De tous ses albums, Our Mother The Mountain est sans conteste le plus dense et le plus fort. COntrairement à ce que certains voudraient faire accroire, il n'est pas mal produit. Il y a des cordes sur certaines chansons, mais ces cordes sont dramatiques et nues tout à la fois (souvent les violoncelles et les violons jouent à l'unisson, par exemple). Il y a peu d'exemples d'une musique aussi dépouillée et aussi sincère (ne s'embarrassant pas de joliesses verbales complaisantes). Certains ont évoqué Nick Drake...
Pour les paroles, c'est souvent énigmatique. Comme Townes Van Zandt a eu une première vie plutôt rangée, dont il d'ailleurs perdu toute trace, il ne peut écrire d'après ses souvenirs. Il l'a dit lui-même : ses chansons viennent souvent de son subconscient. On obtient donc des strophes aussi poignantes que celle-ci :
I reach for her hands and her eyes to turn to poison
And her hair turns to splinters
And her flesh turns to brine
She leaps cross the room, she stands in the window
And screams that my first-born
Will surely be blind...
Ces quelques mots sont extraits de la chanson-titre, "Our Mother The Mountain". Cette chanson à trois temps est introduite par un genre de riff acoustique. "My lover comes to me with a rose on her bosom..." Je ne peux résister au plaisir de redonner ces quelques mots que Townes Van Zandt chante d'une voix dolente... Sur le refrain, une flûte résonne...

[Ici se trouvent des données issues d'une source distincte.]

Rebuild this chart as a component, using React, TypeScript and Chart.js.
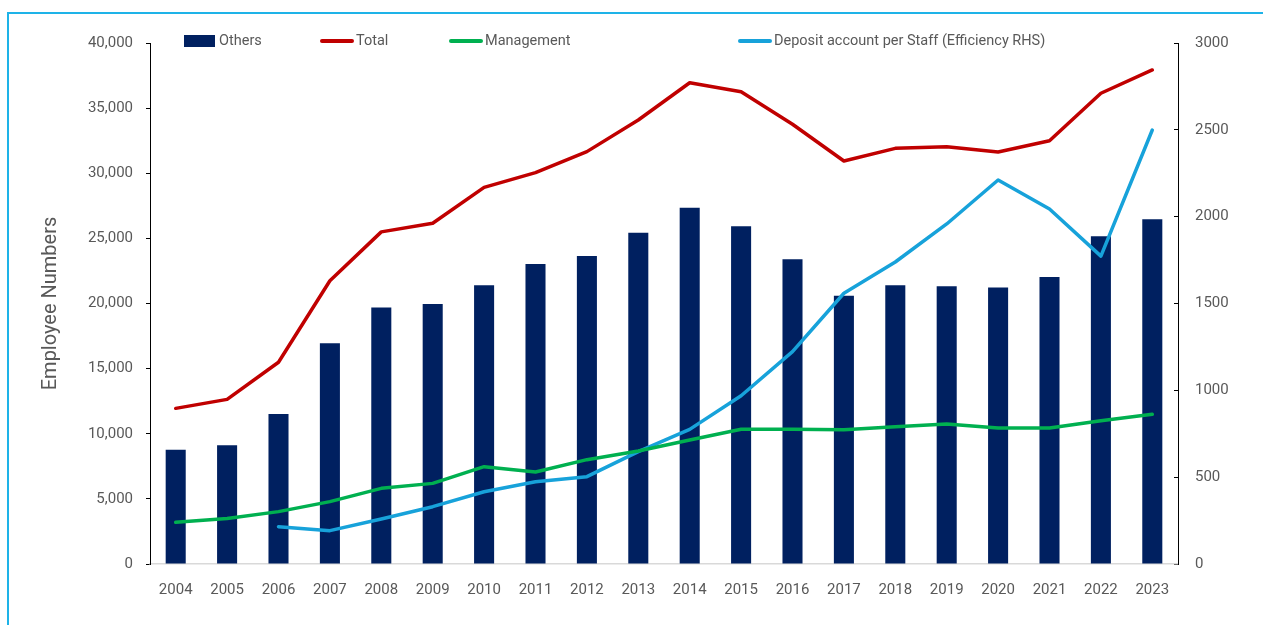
import React, { useEffect, useRef } from "react";
import { Chart, registerables } from "chart.js";

Chart.register(...registerables);

const years = ["2004", "2005", "2006", "2007", "2008", "2009", "2010", "2011", "2012", "2013", "2014", "2015", "2016", "2017", "2018", "2019", "2020", "2021", "2022", "2023"];
const others = [8780, 9110, 11520, 16940, 19700, 19960, 21400, 23030, 23650, 25440, 27360, 25930, 23390, 20600, 21400, 21320, 21220, 22030, 25160, 26460];
const total = [11950, 12640, 15490, 21750, 25500, 26160, 28920, 30050, 31660, 34090, 36950, 36260, 33760, 30940, 31910, 32040, 31630, 32500, 36140, 37930];
const management = [3200, 3500, 4020, 4790, 5810, 6190, 7470, 7060, 8010, 8670, 9520, 10340, 10340, 10310, 10540, 10750, 10440, 10440, 11000, 11490];
const deposit = [null, null, 215, 192, 259, 330, 416, 474, 503, 647, 775, 969, 1223, 1559, 1739, 1958, 2211, 2044, 1773, 2499];
const leftAxis = { min: 0, max: 40000, step: 5000 };
const rightAxis = { min: 0, max: 3000, step: 500 };
const seriesNames = ["Others", "Total", "Management", "Deposit account per Staff (Efficiency RHS)"];

const FONT = "Roboto";
const TEXT = "#595959";
const NAVY = "#002060";
const RED = "#C00000";
const GREEN = "#00B050";
const BLUE = "#17A2DA";

const legendStarts = [184, 320, 449, 738];

const legendPlugin = {
  id: "customLegend",
  afterDraw(chart: any) {
    const ctx = chart.ctx;
    const y = 41;
    ctx.save();
    ctx.font = `14.5px ${FONT}`;
    ctx.textBaseline = "middle";
    chart.data.datasets.forEach((ds: any, i: number) => {
      const x0 = legendStarts[i];
      let tx: number;
      if (ds.type === "bar") {
        ctx.fillStyle = ds.backgroundColor;
        ctx.fillRect(x0, y - 6, 31, 12);
        tx = x0 + 35;
      } else {
        ctx.strokeStyle = ds.borderColor;
        ctx.lineWidth = 4;
        ctx.lineCap = "round";
        ctx.beginPath();
        ctx.moveTo(x0 + 2, y);
        ctx.lineTo(x0 + 32, y);
        ctx.stroke();
        tx = x0 + 36;
      }
      ctx.fillStyle = TEXT;
      ctx.textAlign = "left";
      ctx.fillText(ds.label, tx, y);
    });
    ctx.restore();
  },
};

export default function App() {
  const ref = useRef<HTMLCanvasElement | null>(null);

  useEffect(() => {
    if (!ref.current) return;
    const tickFont = { family: FONT, size: 15 };
    const chart = new Chart(ref.current, {
      type: "bar",
      data: {
        labels: years,
        datasets: [
          {
            type: "bar",
            label: seriesNames[0],
            data: others,
            backgroundColor: NAVY,
            borderWidth: 0,
            categoryPercentage: 1,
            barPercentage: 0.39,
            yAxisID: "y",
            order: 4,
          },
          {
            type: "line",
            label: seriesNames[1],
            data: total,
            borderColor: RED,
            backgroundColor: RED,
            borderWidth: 3.5,
            pointRadius: 0,
            tension: 0,
            borderCapStyle: "round",
            borderJoinStyle: "round",
            yAxisID: "y",
            order: 1,
          },
          {
            type: "line",
            label: seriesNames[2],
            data: management,
            borderColor: GREEN,
            backgroundColor: GREEN,
            borderWidth: 3.5,
            pointRadius: 0,
            tension: 0,
            borderCapStyle: "round",
            borderJoinStyle: "round",
            yAxisID: "y",
            order: 2,
          },
          {
            type: "line",
            label: seriesNames[3],
            data: deposit,
            borderColor: BLUE,
            backgroundColor: BLUE,
            borderWidth: 3.5,
            pointRadius: 0,
            tension: 0,
            borderCapStyle: "round",
            borderJoinStyle: "round",
            yAxisID: "y1",
            order: 3,
          },
        ],
      } as any,
      options: {
        animation: false,
        responsive: true,
        maintainAspectRatio: false,
        layout: { padding: { left: 0, right: 0, top: 43, bottom: 0 } },
        plugins: {
          legend: { display: false },
          tooltip: { enabled: false },
        },
        scales: {
          x: {
            ticks: { color: TEXT, font: tickFont, padding: 17, maxRotation: 0, autoSkip: false },
            grid: { display: false, drawTicks: false },
            border: { display: true, color: "#D9D9D9", width: 1.5 },
            afterFit: (s: any) => { s.height = 61; },
          },
          y: {
            position: "left",
            min: leftAxis.min,
            max: leftAxis.max,
            ticks: {
              stepSize: leftAxis.step,
              color: TEXT,
              font: tickFont,
              padding: 13,
              callback: (v: any) => Number(v).toLocaleString("en-US"),
            },
            grid: { drawOnChartArea: false, drawTicks: true, tickLength: 4, color: "#000", lineWidth: 1 },
            border: { display: true, color: "#000", width: 1 },
            title: {
              display: true,
              text: "Employee Numbers",
              color: TEXT,
              font: { family: FONT, size: 20 },
              padding: { top: 39, bottom: 0 },
            },
            afterFit: (s: any) => { s.width = 150; },
          },
          y1: {
            position: "right",
            min: rightAxis.min,
            max: rightAxis.max,
            ticks: {
              stepSize: rightAxis.step,
              color: TEXT,
              font: tickFont,
              padding: 21,
              callback: (v: any) => String(v),
            },
            grid: { drawOnChartArea: false, drawTicks: true, tickLength: -4, color: "#000", lineWidth: 1 },
            border: { display: true, color: "#000", width: 1 },
            afterFit: (s: any) => { s.width = 85; },
          },
        },
      } as any,
      plugins: [legendPlugin],
    });
    return () => chart.destroy();
  }, []);

  return (
    <>
      <div
        style={{
          position: "fixed",
          left: 7,
          top: 12,
          right: -10,
          bottom: -10,
          borderTop: "2px solid #1EB3E8",
          borderLeft: "2px solid #1EB3E8",
        }}
      />
      <div style={{ position: "fixed", left: 0, top: 0, width: 1263, height: 625 }}>
        <canvas ref={ref} />
      </div>
    </>
  );
}
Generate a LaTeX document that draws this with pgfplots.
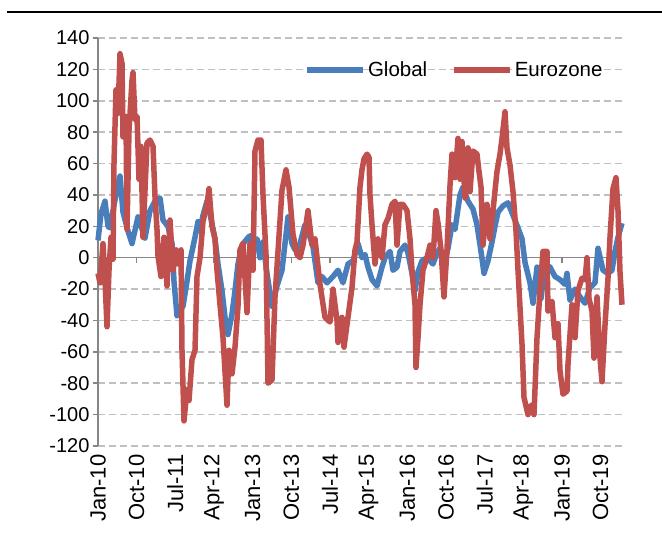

Tout est magnifique, de toute façon : "Be Here To Love Me", très country, qui donne également à entendre les échos de la flûte, "Kathleen", avec ses cordes dramatiques (un sommet), "She Came And She Touched Me", plus enjouée, alors même que le narrateur est assailli par des choses et des êtres fantômatiques... "Like A Summer Thursday" est une marche solitaire, où l'harmonica retentit dans l'espace vide... "Second Lovers Song", une chanson ternaire, voit le retour à l'orchestration de "Kathleen". Piano léger. C'est magnifique. "St. John The Gambler" : encore une chanson à trois temps désolée, avec orchestre et harmonica lancinant. "Tecumseh Valley" montre toute l'étendue du registre de Townes Van Zandt : cette histoire d'une fille de mineur est réaliste de bout en bout. Harmonica et seconde guitare en soutien. "Snake Mountain Blues" est la chanson la plus rapide de l'album. Elle comporte une batterie et une guitare lead blues. C'est toujours très bon. "My Proud Mountains", à l'inverse, est langoureuse et dépouillée. Enfin, "Why She's Acting This Way", magnifique, est hantée par un Hammond spectral.
Townes Van Zandt, c'est le sud des Etats-Unis dans ce qu'il a de mieux.